§ **DIRECTIONS FOR THIS TASK**: Restate each line word for word. Leave out every picture.
***
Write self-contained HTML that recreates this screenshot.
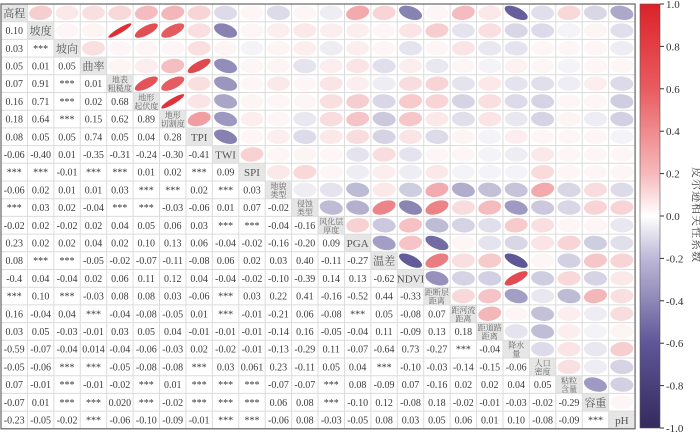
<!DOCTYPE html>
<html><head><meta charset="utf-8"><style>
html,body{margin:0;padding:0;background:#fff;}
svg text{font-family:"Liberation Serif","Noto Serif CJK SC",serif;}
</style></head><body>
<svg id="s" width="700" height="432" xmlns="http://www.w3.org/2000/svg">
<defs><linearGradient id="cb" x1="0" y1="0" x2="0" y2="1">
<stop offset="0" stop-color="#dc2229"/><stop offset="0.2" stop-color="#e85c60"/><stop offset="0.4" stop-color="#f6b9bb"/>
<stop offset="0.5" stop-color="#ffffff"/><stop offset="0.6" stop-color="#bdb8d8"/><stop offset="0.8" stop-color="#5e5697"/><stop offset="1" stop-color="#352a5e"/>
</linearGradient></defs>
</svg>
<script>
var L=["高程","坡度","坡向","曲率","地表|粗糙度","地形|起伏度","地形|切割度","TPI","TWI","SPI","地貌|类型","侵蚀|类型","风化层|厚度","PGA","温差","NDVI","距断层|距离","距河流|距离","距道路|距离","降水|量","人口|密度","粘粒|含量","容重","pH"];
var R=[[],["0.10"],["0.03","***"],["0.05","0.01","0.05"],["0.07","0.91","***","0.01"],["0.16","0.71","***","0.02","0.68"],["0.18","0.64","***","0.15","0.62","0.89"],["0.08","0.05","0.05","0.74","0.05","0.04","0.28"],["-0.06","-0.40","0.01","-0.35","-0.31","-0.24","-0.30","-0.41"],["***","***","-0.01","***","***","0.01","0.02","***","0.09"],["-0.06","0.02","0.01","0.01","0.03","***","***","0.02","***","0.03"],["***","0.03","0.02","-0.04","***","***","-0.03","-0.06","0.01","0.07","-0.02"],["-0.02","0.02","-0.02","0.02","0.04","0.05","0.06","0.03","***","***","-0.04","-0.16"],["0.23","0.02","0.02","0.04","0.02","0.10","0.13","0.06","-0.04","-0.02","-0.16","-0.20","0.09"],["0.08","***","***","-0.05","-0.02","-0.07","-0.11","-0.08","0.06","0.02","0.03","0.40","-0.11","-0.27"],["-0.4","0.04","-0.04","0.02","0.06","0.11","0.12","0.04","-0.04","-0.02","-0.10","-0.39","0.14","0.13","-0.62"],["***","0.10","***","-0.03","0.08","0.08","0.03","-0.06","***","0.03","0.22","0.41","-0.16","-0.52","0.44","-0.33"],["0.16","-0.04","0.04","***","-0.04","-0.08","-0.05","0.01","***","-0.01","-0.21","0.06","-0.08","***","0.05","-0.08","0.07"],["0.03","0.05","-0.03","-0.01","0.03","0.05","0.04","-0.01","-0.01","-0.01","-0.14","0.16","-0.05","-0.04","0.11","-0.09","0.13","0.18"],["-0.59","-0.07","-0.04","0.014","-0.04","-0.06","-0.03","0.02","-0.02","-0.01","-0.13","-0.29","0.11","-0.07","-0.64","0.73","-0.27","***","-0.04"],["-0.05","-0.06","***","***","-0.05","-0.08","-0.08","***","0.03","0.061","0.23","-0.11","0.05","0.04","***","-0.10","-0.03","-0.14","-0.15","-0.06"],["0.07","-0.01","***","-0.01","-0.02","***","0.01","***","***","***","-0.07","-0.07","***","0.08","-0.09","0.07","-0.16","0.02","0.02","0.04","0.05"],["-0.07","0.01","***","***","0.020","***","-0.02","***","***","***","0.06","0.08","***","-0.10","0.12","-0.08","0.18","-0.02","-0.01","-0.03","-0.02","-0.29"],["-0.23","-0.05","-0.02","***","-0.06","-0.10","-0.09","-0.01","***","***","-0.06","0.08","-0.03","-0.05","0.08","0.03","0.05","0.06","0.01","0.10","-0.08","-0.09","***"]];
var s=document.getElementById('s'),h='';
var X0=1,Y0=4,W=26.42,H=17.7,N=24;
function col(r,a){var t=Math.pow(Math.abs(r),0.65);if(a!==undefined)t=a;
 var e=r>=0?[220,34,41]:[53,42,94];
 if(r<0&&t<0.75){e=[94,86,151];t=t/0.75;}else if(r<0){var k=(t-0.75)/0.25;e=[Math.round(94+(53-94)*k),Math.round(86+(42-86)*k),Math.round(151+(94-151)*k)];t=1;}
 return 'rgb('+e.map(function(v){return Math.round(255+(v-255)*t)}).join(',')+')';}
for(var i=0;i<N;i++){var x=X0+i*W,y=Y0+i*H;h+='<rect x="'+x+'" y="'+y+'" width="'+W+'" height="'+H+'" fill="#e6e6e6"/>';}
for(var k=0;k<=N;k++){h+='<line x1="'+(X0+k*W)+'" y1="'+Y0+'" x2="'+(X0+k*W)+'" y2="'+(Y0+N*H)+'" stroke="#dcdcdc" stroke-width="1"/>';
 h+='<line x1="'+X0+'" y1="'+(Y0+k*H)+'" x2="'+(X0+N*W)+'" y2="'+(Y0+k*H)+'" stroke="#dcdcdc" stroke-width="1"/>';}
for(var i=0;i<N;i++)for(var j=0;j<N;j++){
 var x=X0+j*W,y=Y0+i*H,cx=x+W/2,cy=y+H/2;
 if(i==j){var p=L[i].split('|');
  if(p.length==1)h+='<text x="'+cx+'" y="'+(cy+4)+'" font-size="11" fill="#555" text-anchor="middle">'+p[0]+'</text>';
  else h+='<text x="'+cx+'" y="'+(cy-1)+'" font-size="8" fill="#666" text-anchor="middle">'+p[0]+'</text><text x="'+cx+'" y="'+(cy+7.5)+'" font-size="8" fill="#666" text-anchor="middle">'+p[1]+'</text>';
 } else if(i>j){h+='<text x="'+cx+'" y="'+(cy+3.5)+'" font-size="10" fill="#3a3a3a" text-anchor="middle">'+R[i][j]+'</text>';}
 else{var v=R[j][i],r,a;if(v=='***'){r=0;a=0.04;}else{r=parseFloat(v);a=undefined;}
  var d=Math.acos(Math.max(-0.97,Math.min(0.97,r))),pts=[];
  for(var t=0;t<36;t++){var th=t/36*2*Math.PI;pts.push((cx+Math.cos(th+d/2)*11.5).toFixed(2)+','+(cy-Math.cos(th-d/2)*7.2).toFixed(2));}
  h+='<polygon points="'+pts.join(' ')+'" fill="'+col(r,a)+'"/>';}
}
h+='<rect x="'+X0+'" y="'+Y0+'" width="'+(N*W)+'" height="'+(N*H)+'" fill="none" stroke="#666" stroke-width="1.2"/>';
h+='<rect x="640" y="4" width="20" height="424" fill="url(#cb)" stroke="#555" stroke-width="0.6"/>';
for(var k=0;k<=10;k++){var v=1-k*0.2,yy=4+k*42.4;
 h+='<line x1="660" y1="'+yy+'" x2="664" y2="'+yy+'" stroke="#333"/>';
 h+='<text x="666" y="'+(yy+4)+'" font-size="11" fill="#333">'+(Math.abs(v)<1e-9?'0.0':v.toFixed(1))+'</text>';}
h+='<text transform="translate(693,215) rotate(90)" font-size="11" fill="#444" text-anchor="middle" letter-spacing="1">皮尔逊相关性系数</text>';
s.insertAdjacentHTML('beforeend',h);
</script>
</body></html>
***
§ **SOLUTION FOR THIS TASK**:
Write self-contained HTML that recreates this screenshot.
<!DOCTYPE html>
<html><head><meta charset="utf-8"><style>
html,body{margin:0;padding:0;background:#fff;}
svg text{font-family:"Liberation Serif","Noto Serif CJK SC",serif;}
</style></head><body>
<svg id="s" width="700" height="432" xmlns="http://www.w3.org/2000/svg">
<defs><linearGradient id="cb" x1="0" y1="0" x2="0" y2="1">
<stop offset="0" stop-color="#dc2229"/><stop offset="0.2" stop-color="#e85c60"/><stop offset="0.4" stop-color="#f6b9bb"/>
<stop offset="0.5" stop-color="#ffffff"/><stop offset="0.6" stop-color="#bdb8d8"/><stop offset="0.8" stop-color="#5e5697"/><stop offset="1" stop-color="#352a5e"/>
</linearGradient></defs>
</svg>
<script>
var L=["高程","坡度","坡向","曲率","地表|粗糙度","地形|起伏度","地形|切割度","TPI","TWI","SPI","地貌|类型","侵蚀|类型","风化层|厚度","PGA","温差","NDVI","距断层|距离","距河流|距离","距道路|距离","降水|量","人口|密度","粘粒|含量","容重","pH"];
var R=[[],["0.10"],["0.03","***"],["0.05","0.01","0.05"],["0.07","0.91","***","0.01"],["0.16","0.71","***","0.02","0.68"],["0.18","0.64","***","0.15","0.62","0.89"],["0.08","0.05","0.05","0.74","0.05","0.04","0.28"],["-0.06","-0.40","0.01","-0.35","-0.31","-0.24","-0.30","-0.41"],["***","***","-0.01","***","***","0.01","0.02","***","0.09"],["-0.06","0.02","0.01","0.01","0.03","***","***","0.02","***","0.03"],["***","0.03","0.02","-0.04","***","***","-0.03","-0.06","0.01","0.07","-0.02"],["-0.02","0.02","-0.02","0.02","0.04","0.05","0.06","0.03","***","***","-0.04","-0.16"],["0.23","0.02","0.02","0.04","0.02","0.10","0.13","0.06","-0.04","-0.02","-0.16","-0.20","0.09"],["0.08","***","***","-0.05","-0.02","-0.07","-0.11","-0.08","0.06","0.02","0.03","0.40","-0.11","-0.27"],["-0.4","0.04","-0.04","0.02","0.06","0.11","0.12","0.04","-0.04","-0.02","-0.10","-0.39","0.14","0.13","-0.62"],["***","0.10","***","-0.03","0.08","0.08","0.03","-0.06","***","0.03","0.22","0.41","-0.16","-0.52","0.44","-0.33"],["0.16","-0.04","0.04","***","-0.04","-0.08","-0.05","0.01","***","-0.01","-0.21","0.06","-0.08","***","0.05","-0.08","0.07"],["0.03","0.05","-0.03","-0.01","0.03","0.05","0.04","-0.01","-0.01","-0.01","-0.14","0.16","-0.05","-0.04","0.11","-0.09","0.13","0.18"],["-0.59","-0.07","-0.04","0.014","-0.04","-0.06","-0.03","0.02","-0.02","-0.01","-0.13","-0.29","0.11","-0.07","-0.64","0.73","-0.27","***","-0.04"],["-0.05","-0.06","***","***","-0.05","-0.08","-0.08","***","0.03","0.061","0.23","-0.11","0.05","0.04","***","-0.10","-0.03","-0.14","-0.15","-0.06"],["0.07","-0.01","***","-0.01","-0.02","***","0.01","***","***","***","-0.07","-0.07","***","0.08","-0.09","0.07","-0.16","0.02","0.02","0.04","0.05"],["-0.07","0.01","***","***","0.020","***","-0.02","***","***","***","0.06","0.08","***","-0.10","0.12","-0.08","0.18","-0.02","-0.01","-0.03","-0.02","-0.29"],["-0.23","-0.05","-0.02","***","-0.06","-0.10","-0.09","-0.01","***","***","-0.06","0.08","-0.03","-0.05","0.08","0.03","0.05","0.06","0.01","0.10","-0.08","-0.09","***"]];
var s=document.getElementById('s'),h='';
var X0=1,Y0=4,W=26.42,H=17.7,N=24;
function col(r,a){var t=Math.pow(Math.abs(r),0.65);if(a!==undefined)t=a;
 var e=r>=0?[220,34,41]:[53,42,94];
 if(r<0&&t<0.75){e=[94,86,151];t=t/0.75;}else if(r<0){var k=(t-0.75)/0.25;e=[Math.round(94+(53-94)*k),Math.round(86+(42-86)*k),Math.round(151+(94-151)*k)];t=1;}
 return 'rgb('+e.map(function(v){return Math.round(255+(v-255)*t)}).join(',')+')';}
for(var i=0;i<N;i++){var x=X0+i*W,y=Y0+i*H;h+='<rect x="'+x+'" y="'+y+'" width="'+W+'" height="'+H+'" fill="#e6e6e6"/>';}
for(var k=0;k<=N;k++){h+='<line x1="'+(X0+k*W)+'" y1="'+Y0+'" x2="'+(X0+k*W)+'" y2="'+(Y0+N*H)+'" stroke="#dcdcdc" stroke-width="1"/>';
 h+='<line x1="'+X0+'" y1="'+(Y0+k*H)+'" x2="'+(X0+N*W)+'" y2="'+(Y0+k*H)+'" stroke="#dcdcdc" stroke-width="1"/>';}
for(var i=0;i<N;i++)for(var j=0;j<N;j++){
 var x=X0+j*W,y=Y0+i*H,cx=x+W/2,cy=y+H/2;
 if(i==j){var p=L[i].split('|');
  if(p.length==1)h+='<text x="'+cx+'" y="'+(cy+4)+'" font-size="11" fill="#555" text-anchor="middle">'+p[0]+'</text>';
  else h+='<text x="'+cx+'" y="'+(cy-1)+'" font-size="8" fill="#666" text-anchor="middle">'+p[0]+'</text><text x="'+cx+'" y="'+(cy+7.5)+'" font-size="8" fill="#666" text-anchor="middle">'+p[1]+'</text>';
 } else if(i>j){h+='<text x="'+cx+'" y="'+(cy+3.5)+'" font-size="10" fill="#3a3a3a" text-anchor="middle">'+R[i][j]+'</text>';}
 else{var v=R[j][i],r,a;if(v=='***'){r=0;a=0.04;}else{r=parseFloat(v);a=undefined;}
  var d=Math.acos(Math.max(-0.97,Math.min(0.97,r))),pts=[];
  for(var t=0;t<36;t++){var th=t/36*2*Math.PI;pts.push((cx+Math.cos(th+d/2)*11.5).toFixed(2)+','+(cy-Math.cos(th-d/2)*7.2).toFixed(2));}
  h+='<polygon points="'+pts.join(' ')+'" fill="'+col(r,a)+'"/>';}
}
h+='<rect x="'+X0+'" y="'+Y0+'" width="'+(N*W)+'" height="'+(N*H)+'" fill="none" stroke="#666" stroke-width="1.2"/>';
h+='<rect x="640" y="4" width="20" height="424" fill="url(#cb)" stroke="#555" stroke-width="0.6"/>';
for(var k=0;k<=10;k++){var v=1-k*0.2,yy=4+k*42.4;
 h+='<line x1="660" y1="'+yy+'" x2="664" y2="'+yy+'" stroke="#333"/>';
 h+='<text x="666" y="'+(yy+4)+'" font-size="11" fill="#333">'+(Math.abs(v)<1e-9?'0.0':v.toFixed(1))+'</text>';}
h+='<text transform="translate(693,215) rotate(90)" font-size="11" fill="#444" text-anchor="middle" letter-spacing="1">皮尔逊相关性系数</text>';
s.insertAdjacentHTML('beforeend',h);
</script>
</body></html>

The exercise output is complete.